● Data provided
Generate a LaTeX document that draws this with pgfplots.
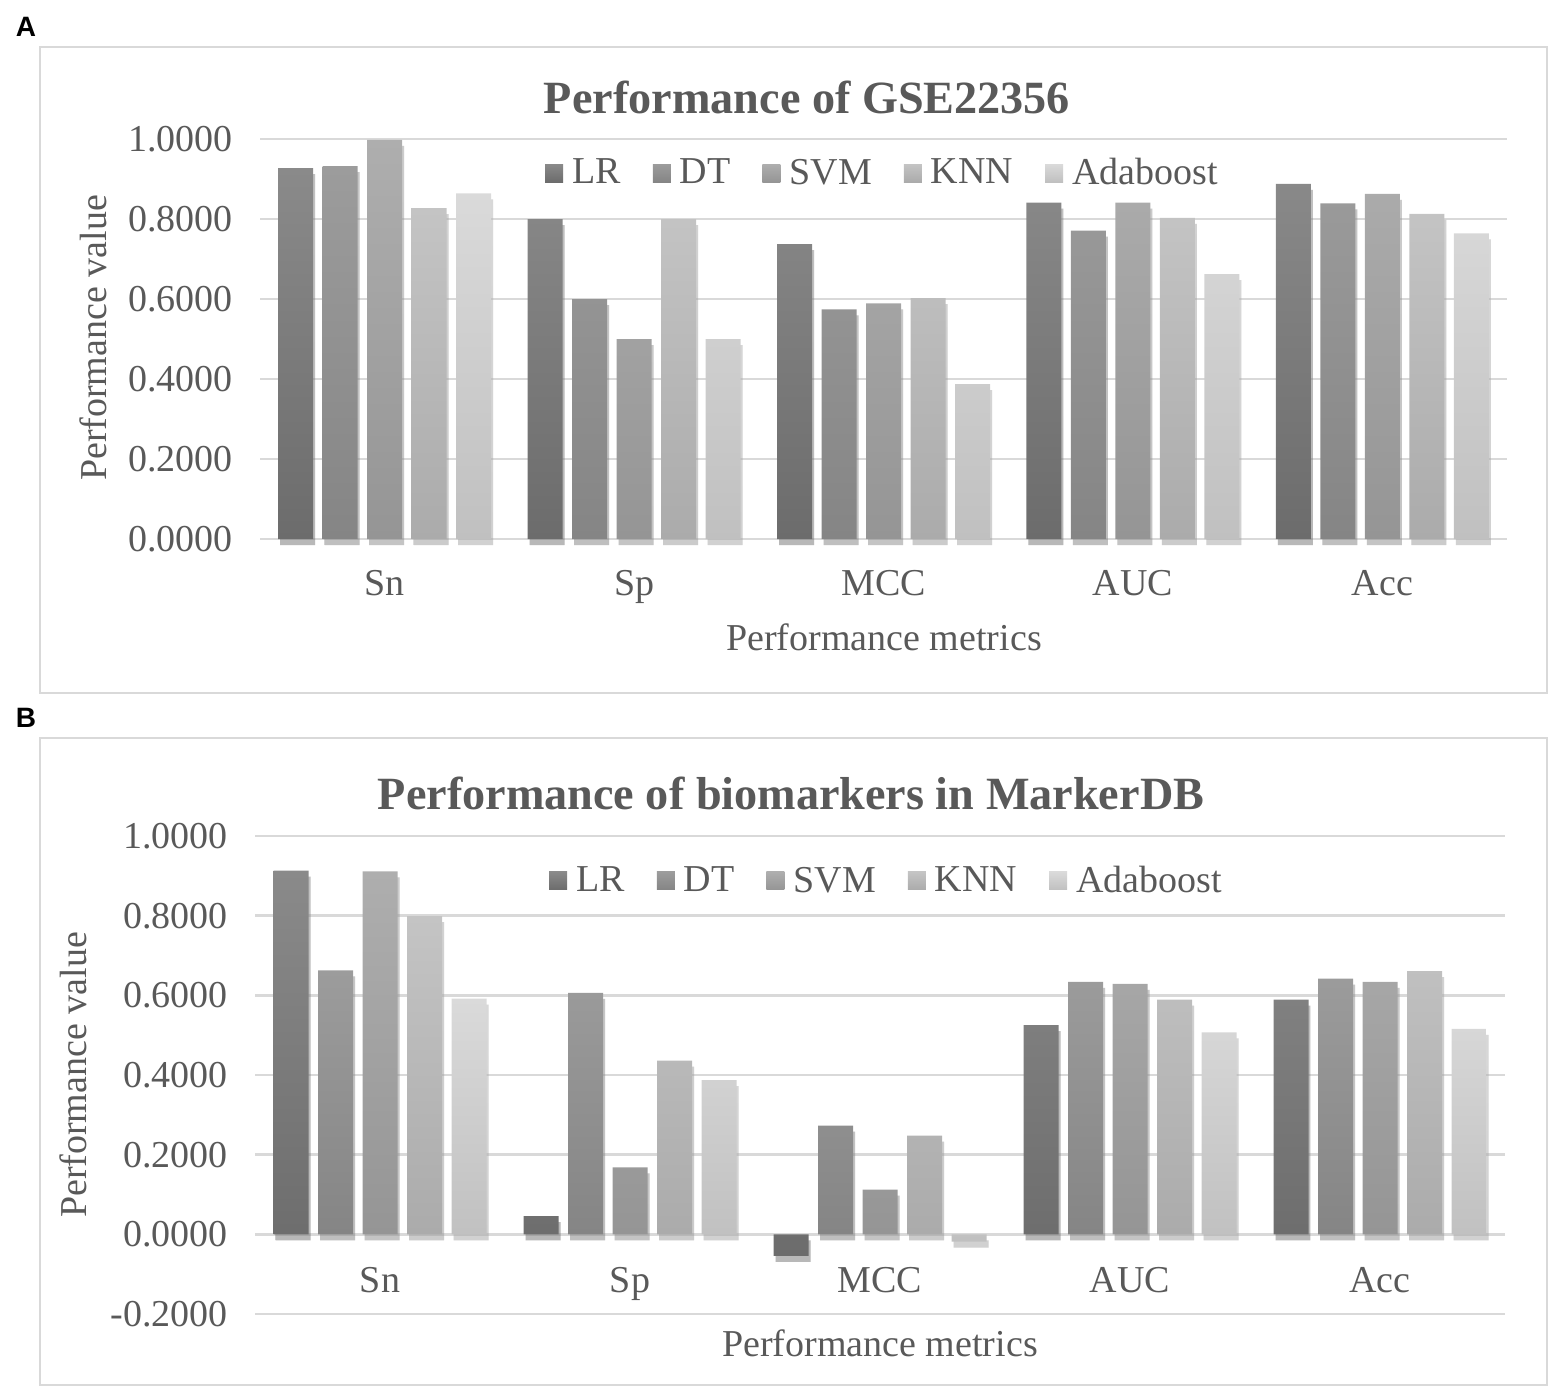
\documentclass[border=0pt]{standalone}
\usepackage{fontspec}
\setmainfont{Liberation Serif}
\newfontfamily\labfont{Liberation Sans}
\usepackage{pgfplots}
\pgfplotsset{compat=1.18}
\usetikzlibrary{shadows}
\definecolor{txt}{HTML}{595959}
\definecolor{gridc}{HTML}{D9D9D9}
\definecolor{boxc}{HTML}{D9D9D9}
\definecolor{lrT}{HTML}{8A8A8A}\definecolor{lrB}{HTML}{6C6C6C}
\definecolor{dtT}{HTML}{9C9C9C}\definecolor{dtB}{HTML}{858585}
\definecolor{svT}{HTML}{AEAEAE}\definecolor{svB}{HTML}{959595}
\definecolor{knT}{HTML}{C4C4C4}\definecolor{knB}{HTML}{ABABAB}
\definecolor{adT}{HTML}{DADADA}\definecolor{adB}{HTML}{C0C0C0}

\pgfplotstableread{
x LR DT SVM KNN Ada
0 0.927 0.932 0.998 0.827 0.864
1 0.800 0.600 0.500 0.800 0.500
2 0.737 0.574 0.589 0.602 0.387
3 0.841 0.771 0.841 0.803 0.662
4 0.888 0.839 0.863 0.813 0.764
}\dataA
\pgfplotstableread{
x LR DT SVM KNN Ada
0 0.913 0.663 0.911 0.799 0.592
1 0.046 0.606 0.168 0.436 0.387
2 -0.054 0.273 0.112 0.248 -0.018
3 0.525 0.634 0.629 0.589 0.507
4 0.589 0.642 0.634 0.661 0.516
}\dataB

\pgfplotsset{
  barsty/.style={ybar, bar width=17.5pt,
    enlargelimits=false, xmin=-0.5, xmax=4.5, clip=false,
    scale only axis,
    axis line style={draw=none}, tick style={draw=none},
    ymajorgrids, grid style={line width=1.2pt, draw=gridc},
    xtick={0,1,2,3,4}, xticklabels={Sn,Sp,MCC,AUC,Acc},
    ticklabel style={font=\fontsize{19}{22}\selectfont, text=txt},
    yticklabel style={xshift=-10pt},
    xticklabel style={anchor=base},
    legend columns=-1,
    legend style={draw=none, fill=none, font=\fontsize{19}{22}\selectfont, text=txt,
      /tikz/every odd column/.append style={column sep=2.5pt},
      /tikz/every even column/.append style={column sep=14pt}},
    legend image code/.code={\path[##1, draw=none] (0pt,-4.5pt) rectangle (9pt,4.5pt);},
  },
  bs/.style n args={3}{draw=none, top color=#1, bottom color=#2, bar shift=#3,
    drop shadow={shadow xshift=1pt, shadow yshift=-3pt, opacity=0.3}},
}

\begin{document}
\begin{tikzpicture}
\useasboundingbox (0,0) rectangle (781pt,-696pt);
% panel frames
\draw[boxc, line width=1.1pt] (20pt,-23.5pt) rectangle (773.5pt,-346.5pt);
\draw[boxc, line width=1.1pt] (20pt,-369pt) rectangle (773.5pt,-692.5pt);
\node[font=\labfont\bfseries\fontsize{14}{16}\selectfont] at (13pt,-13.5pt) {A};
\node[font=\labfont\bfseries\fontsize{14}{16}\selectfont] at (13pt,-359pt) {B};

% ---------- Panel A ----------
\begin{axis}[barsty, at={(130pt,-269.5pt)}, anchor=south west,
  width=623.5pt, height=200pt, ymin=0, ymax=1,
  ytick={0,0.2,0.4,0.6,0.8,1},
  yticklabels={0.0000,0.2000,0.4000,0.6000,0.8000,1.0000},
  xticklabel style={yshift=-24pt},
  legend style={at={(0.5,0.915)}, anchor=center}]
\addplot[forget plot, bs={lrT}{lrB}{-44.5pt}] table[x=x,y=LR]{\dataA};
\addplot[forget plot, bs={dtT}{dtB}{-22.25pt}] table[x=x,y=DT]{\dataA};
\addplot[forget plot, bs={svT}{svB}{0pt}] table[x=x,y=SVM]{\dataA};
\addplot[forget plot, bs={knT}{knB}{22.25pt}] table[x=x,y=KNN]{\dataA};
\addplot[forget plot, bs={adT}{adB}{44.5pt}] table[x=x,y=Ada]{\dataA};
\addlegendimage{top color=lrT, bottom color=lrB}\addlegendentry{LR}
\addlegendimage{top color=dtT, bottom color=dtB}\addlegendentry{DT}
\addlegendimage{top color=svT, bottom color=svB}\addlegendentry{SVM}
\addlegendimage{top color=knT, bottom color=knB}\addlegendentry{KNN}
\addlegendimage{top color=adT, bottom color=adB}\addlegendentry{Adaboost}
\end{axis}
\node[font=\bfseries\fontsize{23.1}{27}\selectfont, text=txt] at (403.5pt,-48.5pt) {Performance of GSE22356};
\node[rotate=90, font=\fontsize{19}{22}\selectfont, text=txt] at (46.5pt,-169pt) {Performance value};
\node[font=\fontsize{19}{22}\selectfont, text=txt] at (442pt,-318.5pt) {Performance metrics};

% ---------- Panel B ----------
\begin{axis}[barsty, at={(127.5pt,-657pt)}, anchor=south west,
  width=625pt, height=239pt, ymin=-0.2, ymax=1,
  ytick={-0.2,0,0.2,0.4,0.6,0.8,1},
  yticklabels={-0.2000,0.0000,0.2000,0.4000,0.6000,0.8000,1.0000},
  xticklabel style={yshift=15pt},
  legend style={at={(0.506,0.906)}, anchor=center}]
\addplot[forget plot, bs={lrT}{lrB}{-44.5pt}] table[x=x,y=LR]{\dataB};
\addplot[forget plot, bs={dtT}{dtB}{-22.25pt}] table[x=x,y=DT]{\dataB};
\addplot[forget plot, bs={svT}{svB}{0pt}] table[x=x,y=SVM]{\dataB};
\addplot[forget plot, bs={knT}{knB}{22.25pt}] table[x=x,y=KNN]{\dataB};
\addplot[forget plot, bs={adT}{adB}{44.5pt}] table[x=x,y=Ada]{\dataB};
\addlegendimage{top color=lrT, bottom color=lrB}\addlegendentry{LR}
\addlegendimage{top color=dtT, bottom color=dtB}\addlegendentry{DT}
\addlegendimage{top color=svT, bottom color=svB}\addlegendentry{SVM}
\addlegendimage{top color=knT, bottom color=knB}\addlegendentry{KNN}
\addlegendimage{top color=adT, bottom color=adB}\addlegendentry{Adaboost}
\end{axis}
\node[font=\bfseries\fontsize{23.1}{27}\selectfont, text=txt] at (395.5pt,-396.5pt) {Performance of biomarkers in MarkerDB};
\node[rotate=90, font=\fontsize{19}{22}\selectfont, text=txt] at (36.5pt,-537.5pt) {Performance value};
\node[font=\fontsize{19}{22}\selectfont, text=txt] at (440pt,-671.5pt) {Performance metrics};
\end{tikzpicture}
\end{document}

● Problem
Print out the whole of the material word for word, without pictures.

● Exercise output
Generate a LaTeX document that draws this with pgfplots.
\documentclass[border=0pt]{standalone}
\usepackage{fontspec}
\setmainfont{Liberation Serif}
\newfontfamily\labfont{Liberation Sans}
\usepackage{pgfplots}
\pgfplotsset{compat=1.18}
\usetikzlibrary{shadows}
\definecolor{txt}{HTML}{595959}
\definecolor{gridc}{HTML}{D9D9D9}
\definecolor{boxc}{HTML}{D9D9D9}
\definecolor{lrT}{HTML}{8A8A8A}\definecolor{lrB}{HTML}{6C6C6C}
\definecolor{dtT}{HTML}{9C9C9C}\definecolor{dtB}{HTML}{858585}
\definecolor{svT}{HTML}{AEAEAE}\definecolor{svB}{HTML}{959595}
\definecolor{knT}{HTML}{C4C4C4}\definecolor{knB}{HTML}{ABABAB}
\definecolor{adT}{HTML}{DADADA}\definecolor{adB}{HTML}{C0C0C0}

\pgfplotstableread{
x LR DT SVM KNN Ada
0 0.927 0.932 0.998 0.827 0.864
1 0.800 0.600 0.500 0.800 0.500
2 0.737 0.574 0.589 0.602 0.387
3 0.841 0.771 0.841 0.803 0.662
4 0.888 0.839 0.863 0.813 0.764
}\dataA
\pgfplotstableread{
x LR DT SVM KNN Ada
0 0.913 0.663 0.911 0.799 0.592
1 0.046 0.606 0.168 0.436 0.387
2 -0.054 0.273 0.112 0.248 -0.018
3 0.525 0.634 0.629 0.589 0.507
4 0.589 0.642 0.634 0.661 0.516
}\dataB

\pgfplotsset{
  barsty/.style={ybar, bar width=17.5pt,
    enlargelimits=false, xmin=-0.5, xmax=4.5, clip=false,
    scale only axis,
    axis line style={draw=none}, tick style={draw=none},
    ymajorgrids, grid style={line width=1.2pt, draw=gridc},
    xtick={0,1,2,3,4}, xticklabels={Sn,Sp,MCC,AUC,Acc},
    ticklabel style={font=\fontsize{19}{22}\selectfont, text=txt},
    yticklabel style={xshift=-10pt},
    xticklabel style={anchor=base},
    legend columns=-1,
    legend style={draw=none, fill=none, font=\fontsize{19}{22}\selectfont, text=txt,
      /tikz/every odd column/.append style={column sep=2.5pt},
      /tikz/every even column/.append style={column sep=14pt}},
    legend image code/.code={\path[##1, draw=none] (0pt,-4.5pt) rectangle (9pt,4.5pt);},
  },
  bs/.style n args={3}{draw=none, top color=#1, bottom color=#2, bar shift=#3,
    drop shadow={shadow xshift=1pt, shadow yshift=-3pt, opacity=0.3}},
}

\begin{document}
\begin{tikzpicture}
\useasboundingbox (0,0) rectangle (781pt,-696pt);
% panel frames
\draw[boxc, line width=1.1pt] (20pt,-23.5pt) rectangle (773.5pt,-346.5pt);
\draw[boxc, line width=1.1pt] (20pt,-369pt) rectangle (773.5pt,-692.5pt);
\node[font=\labfont\bfseries\fontsize{14}{16}\selectfont] at (13pt,-13.5pt) {A};
\node[font=\labfont\bfseries\fontsize{14}{16}\selectfont] at (13pt,-359pt) {B};

% ---------- Panel A ----------
\begin{axis}[barsty, at={(130pt,-269.5pt)}, anchor=south west,
  width=623.5pt, height=200pt, ymin=0, ymax=1,
  ytick={0,0.2,0.4,0.6,0.8,1},
  yticklabels={0.0000,0.2000,0.4000,0.6000,0.8000,1.0000},
  xticklabel style={yshift=-24pt},
  legend style={at={(0.5,0.915)}, anchor=center}]
\addplot[forget plot, bs={lrT}{lrB}{-44.5pt}] table[x=x,y=LR]{\dataA};
\addplot[forget plot, bs={dtT}{dtB}{-22.25pt}] table[x=x,y=DT]{\dataA};
\addplot[forget plot, bs={svT}{svB}{0pt}] table[x=x,y=SVM]{\dataA};
\addplot[forget plot, bs={knT}{knB}{22.25pt}] table[x=x,y=KNN]{\dataA};
\addplot[forget plot, bs={adT}{adB}{44.5pt}] table[x=x,y=Ada]{\dataA};
\addlegendimage{top color=lrT, bottom color=lrB}\addlegendentry{LR}
\addlegendimage{top color=dtT, bottom color=dtB}\addlegendentry{DT}
\addlegendimage{top color=svT, bottom color=svB}\addlegendentry{SVM}
\addlegendimage{top color=knT, bottom color=knB}\addlegendentry{KNN}
\addlegendimage{top color=adT, bottom color=adB}\addlegendentry{Adaboost}
\end{axis}
\node[font=\bfseries\fontsize{23.1}{27}\selectfont, text=txt] at (403.5pt,-48.5pt) {Performance of GSE22356};
\node[rotate=90, font=\fontsize{19}{22}\selectfont, text=txt] at (46.5pt,-169pt) {Performance value};
\node[font=\fontsize{19}{22}\selectfont, text=txt] at (442pt,-318.5pt) {Performance metrics};

% ---------- Panel B ----------
\begin{axis}[barsty, at={(127.5pt,-657pt)}, anchor=south west,
  width=625pt, height=239pt, ymin=-0.2, ymax=1,
  ytick={-0.2,0,0.2,0.4,0.6,0.8,1},
  yticklabels={-0.2000,0.0000,0.2000,0.4000,0.6000,0.8000,1.0000},
  xticklabel style={yshift=15pt},
  legend style={at={(0.506,0.906)}, anchor=center}]
\addplot[forget plot, bs={lrT}{lrB}{-44.5pt}] table[x=x,y=LR]{\dataB};
\addplot[forget plot, bs={dtT}{dtB}{-22.25pt}] table[x=x,y=DT]{\dataB};
\addplot[forget plot, bs={svT}{svB}{0pt}] table[x=x,y=SVM]{\dataB};
\addplot[forget plot, bs={knT}{knB}{22.25pt}] table[x=x,y=KNN]{\dataB};
\addplot[forget plot, bs={adT}{adB}{44.5pt}] table[x=x,y=Ada]{\dataB};
\addlegendimage{top color=lrT, bottom color=lrB}\addlegendentry{LR}
\addlegendimage{top color=dtT, bottom color=dtB}\addlegendentry{DT}
\addlegendimage{top color=svT, bottom color=svB}\addlegendentry{SVM}
\addlegendimage{top color=knT, bottom color=knB}\addlegendentry{KNN}
\addlegendimage{top color=adT, bottom color=adB}\addlegendentry{Adaboost}
\end{axis}
\node[font=\bfseries\fontsize{23.1}{27}\selectfont, text=txt] at (395.5pt,-396.5pt) {Performance of biomarkers in MarkerDB};
\node[rotate=90, font=\fontsize{19}{22}\selectfont, text=txt] at (36.5pt,-537.5pt) {Performance value};
\node[font=\fontsize{19}{22}\selectfont, text=txt] at (440pt,-671.5pt) {Performance metrics};
\end{tikzpicture}
\end{document}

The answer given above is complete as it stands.